Short problem -> Will you transcribe all the entries word for word, skipping the pictures they hold?

Data for this task ->
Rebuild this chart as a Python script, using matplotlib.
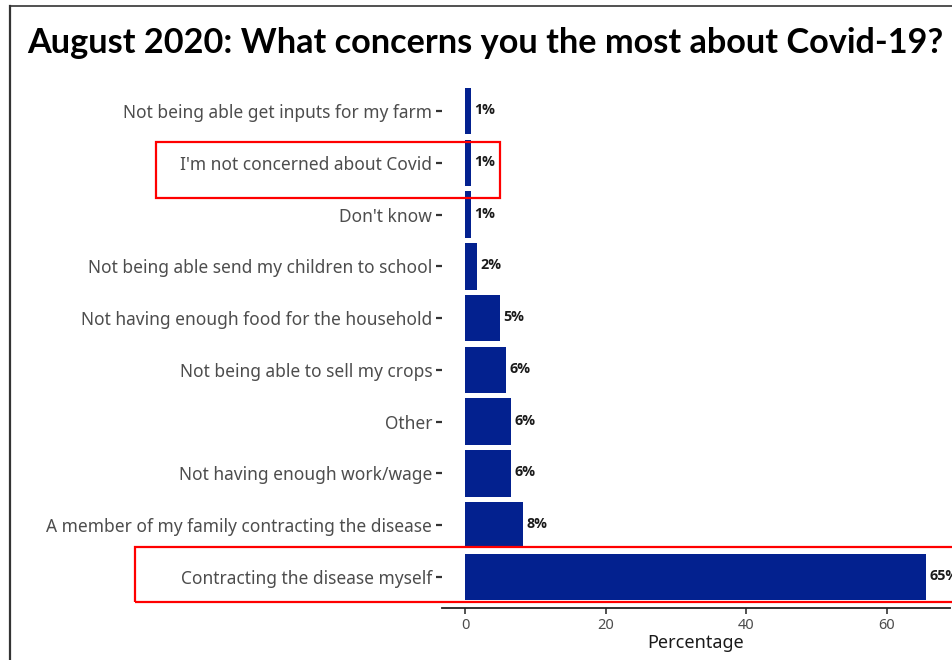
import matplotlib
matplotlib.use('Agg')
import matplotlib.pyplot as plt
from matplotlib.patches import Rectangle
from matplotlib.lines import Line2D

# categories from top to bottom, as in the chart
concerns = [
    'Not being able get inputs for my farm',
    "I'm not concerned about Covid",
    "Don't know",
    'Not being able send my children to school',
    'Not having enough food for the household',
    'Not being able to sell my crops',
    'Other',
    'Not having enough work/wage',
    'A member of my family contracting the disease',
    'Contracting the disease myself',
]
percent = [0.85, 0.85, 0.8, 1.7, 5.0, 5.8, 6.5, 6.5, 8.2, 65.6]
labels = ['1%', '1%', '1%', '2%', '5%', '6%', '6%', '6%', '8%', '65%']
x_ticks = [0, 20, 40, 60]
highlighted = ["I'm not concerned about Covid", 'Contracting the disease myself']

bar_color = '#03218f'
tick_grey = '#4d4d4d'

plt.rcParams['font.family'] = ['Noto Sans', 'DejaVu Sans']

fig = plt.figure(figsize=(9.52, 6.6), dpi=100)
W, H = 952, 660
ax = fig.add_axes([442 / W, 1 - 608 / H, (949.6 - 442) / W, (608 - 80) / H])

n = len(concerns)
ypos = list(range(n - 1, -1, -1))
ax.barh(ypos, percent, height=0.9, color=bar_color)
for y, v, t in zip(ypos, percent, labels):
    ax.text(v + 0.5, y + 0.02, t, ha='left', va='center', fontsize=10.3,
            fontweight='bold', family=['Open Sans', 'DejaVu Sans'], color='#1a1a1a')

ax.set_xlim(-3.28, 68.9)
ax.set_ylim(-0.6, n - 1 + 0.6)
ax.set_yticks(ypos)
ax.set_yticklabels(concerns, fontsize=12.5, color=tick_grey)
ax.set_xticks(x_ticks)
ax.set_xticklabels([str(t) for t in x_ticks], fontsize=10.5, color=tick_grey)
ax.tick_params(axis='y', length=4, width=1.6, color='#333333', pad=3)
ax.tick_params(axis='x', length=4, width=1.2, color='#333333', pad=3)
for s in ['top', 'right', 'left']:
    ax.spines[s].set_visible(False)
ax.spines['bottom'].set_linewidth(1.3)
ax.spines['bottom'].set_color('#222222')
ax.set_xlabel('Percentage', fontsize=13, color='#1a1a1a', labelpad=1)

# red highlight boxes around two of the answers
boxes = {highlighted[0]: (-43.95, 4.98, 0.40, 0.68),
         highlighted[1]: (-46.9, 72.0, 0.58, 0.48)}
for name, (x0, x1, up, down) in boxes.items():
    y = ypos[concerns.index(name)]
    ax.add_patch(Rectangle((x0, y - down), x1 - x0, up + down, fill=False,
                           edgecolor='#ff0000', linewidth=1.6, clip_on=False))

# title and frame of the screenshot
fig.text(485 / W, 1 - 43 / H, 'August 2020: What concerns you the most about Covid-19?',
         ha='center', va='center', fontsize=24.7, fontweight='bold',
         family=['Lato', 'DejaVu Sans'], color='#000000')
fig.add_artist(Line2D([9.5 / W, 9.5 / W], [0, 1 - 6 / H], transform=fig.transFigure,
                      color='#333333', linewidth=1.6))
fig.add_artist(Line2D([9.5 / W, 1], [1 - 6 / H, 1 - 6 / H], transform=fig.transFigure,
                      color='#333333', linewidth=1.2))

fig.savefig('out.png', dpi=100)
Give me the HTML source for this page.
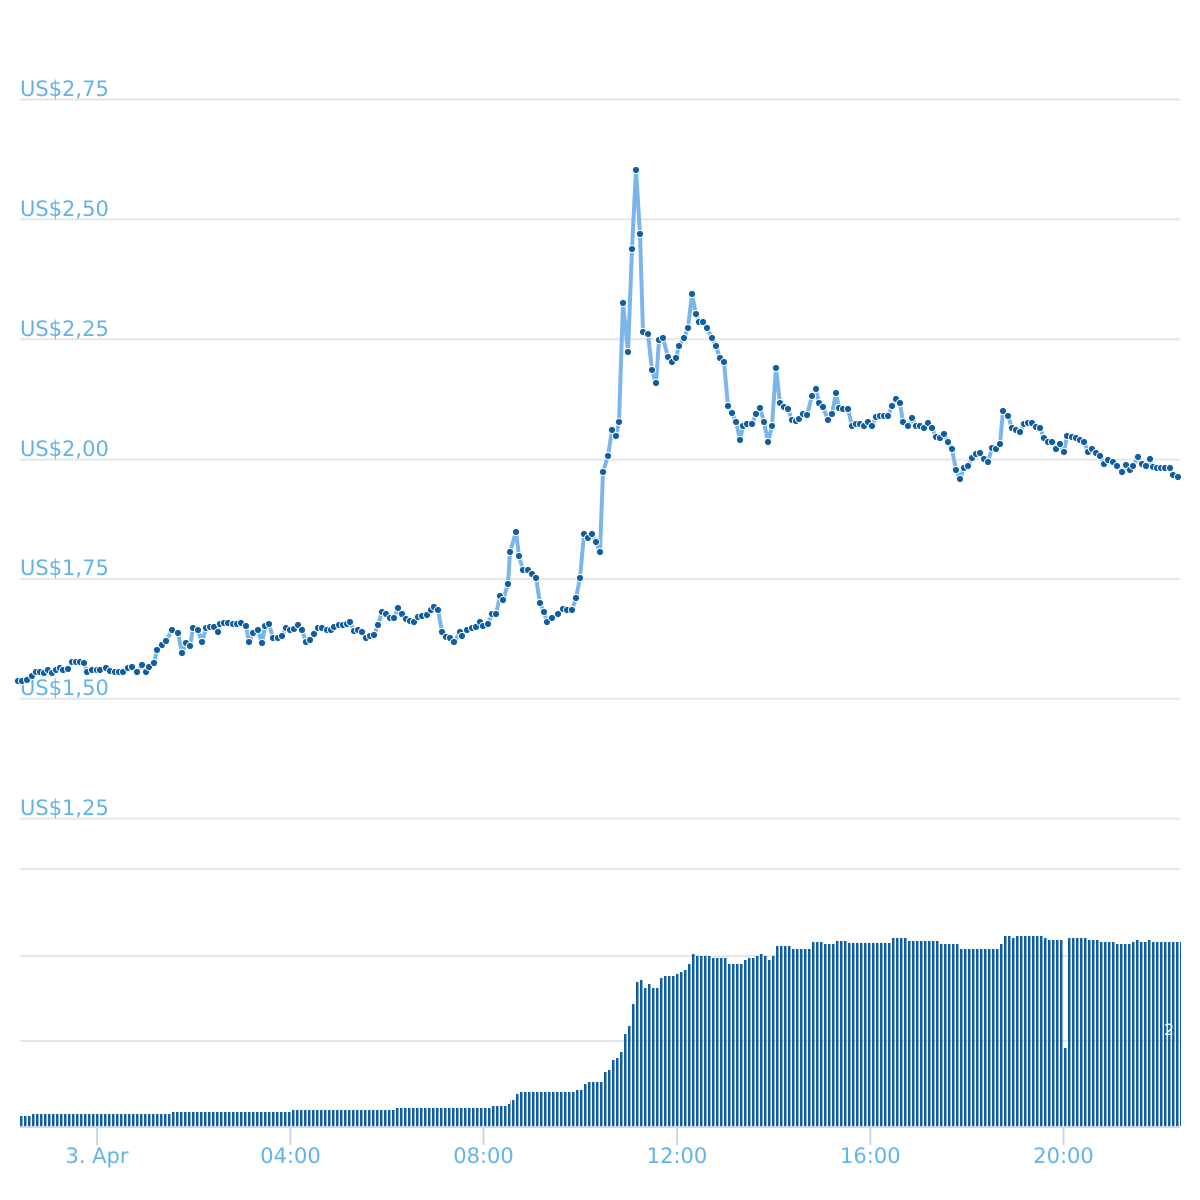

Solution ->
Rebuild this chart as a Python script, using matplotlib.
import matplotlib
matplotlib.use('Agg')
import matplotlib.pyplot as plt
from matplotlib.patches import Rectangle
from matplotlib.lines import Line2D

# categories from top to bottom, as in the chart
concerns = [
    'Not being able get inputs for my farm',
    "I'm not concerned about Covid",
    "Don't know",
    'Not being able send my children to school',
    'Not having enough food for the household',
    'Not being able to sell my crops',
    'Other',
    'Not having enough work/wage',
    'A member of my family contracting the disease',
    'Contracting the disease myself',
]
percent = [0.85, 0.85, 0.8, 1.7, 5.0, 5.8, 6.5, 6.5, 8.2, 65.6]
labels = ['1%', '1%', '1%', '2%', '5%', '6%', '6%', '6%', '8%', '65%']
x_ticks = [0, 20, 40, 60]
highlighted = ["I'm not concerned about Covid", 'Contracting the disease myself']

bar_color = '#03218f'
tick_grey = '#4d4d4d'

plt.rcParams['font.family'] = ['Noto Sans', 'DejaVu Sans']

fig = plt.figure(figsize=(9.52, 6.6), dpi=100)
W, H = 952, 660
ax = fig.add_axes([442 / W, 1 - 608 / H, (949.6 - 442) / W, (608 - 80) / H])

n = len(concerns)
ypos = list(range(n - 1, -1, -1))
ax.barh(ypos, percent, height=0.9, color=bar_color)
for y, v, t in zip(ypos, percent, labels):
    ax.text(v + 0.5, y + 0.02, t, ha='left', va='center', fontsize=10.3,
            fontweight='bold', family=['Open Sans', 'DejaVu Sans'], color='#1a1a1a')

ax.set_xlim(-3.28, 68.9)
ax.set_ylim(-0.6, n - 1 + 0.6)
ax.set_yticks(ypos)
ax.set_yticklabels(concerns, fontsize=12.5, color=tick_grey)
ax.set_xticks(x_ticks)
ax.set_xticklabels([str(t) for t in x_ticks], fontsize=10.5, color=tick_grey)
ax.tick_params(axis='y', length=4, width=1.6, color='#333333', pad=3)
ax.tick_params(axis='x', length=4, width=1.2, color='#333333', pad=3)
for s in ['top', 'right', 'left']:
    ax.spines[s].set_visible(False)
ax.spines['bottom'].set_linewidth(1.3)
ax.spines['bottom'].set_color('#222222')
ax.set_xlabel('Percentage', fontsize=13, color='#1a1a1a', labelpad=1)

# red highlight boxes around two of the answers
boxes = {highlighted[0]: (-43.95, 4.98, 0.40, 0.68),
         highlighted[1]: (-46.9, 72.0, 0.58, 0.48)}
for name, (x0, x1, up, down) in boxes.items():
    y = ypos[concerns.index(name)]
    ax.add_patch(Rectangle((x0, y - down), x1 - x0, up + down, fill=False,
                           edgecolor='#ff0000', linewidth=1.6, clip_on=False))

# title and frame of the screenshot
fig.text(485 / W, 1 - 43 / H, 'August 2020: What concerns you the most about Covid-19?',
         ha='center', va='center', fontsize=24.7, fontweight='bold',
         family=['Lato', 'DejaVu Sans'], color='#000000')
fig.add_artist(Line2D([9.5 / W, 9.5 / W], [0, 1 - 6 / H], transform=fig.transFigure,
                      color='#333333', linewidth=1.6))
fig.add_artist(Line2D([9.5 / W, 1], [1 - 6 / H, 1 - 6 / H], transform=fig.transFigure,
                      color='#333333', linewidth=1.2))

fig.savefig('out.png', dpi=100)
Give me the HTML source for this page.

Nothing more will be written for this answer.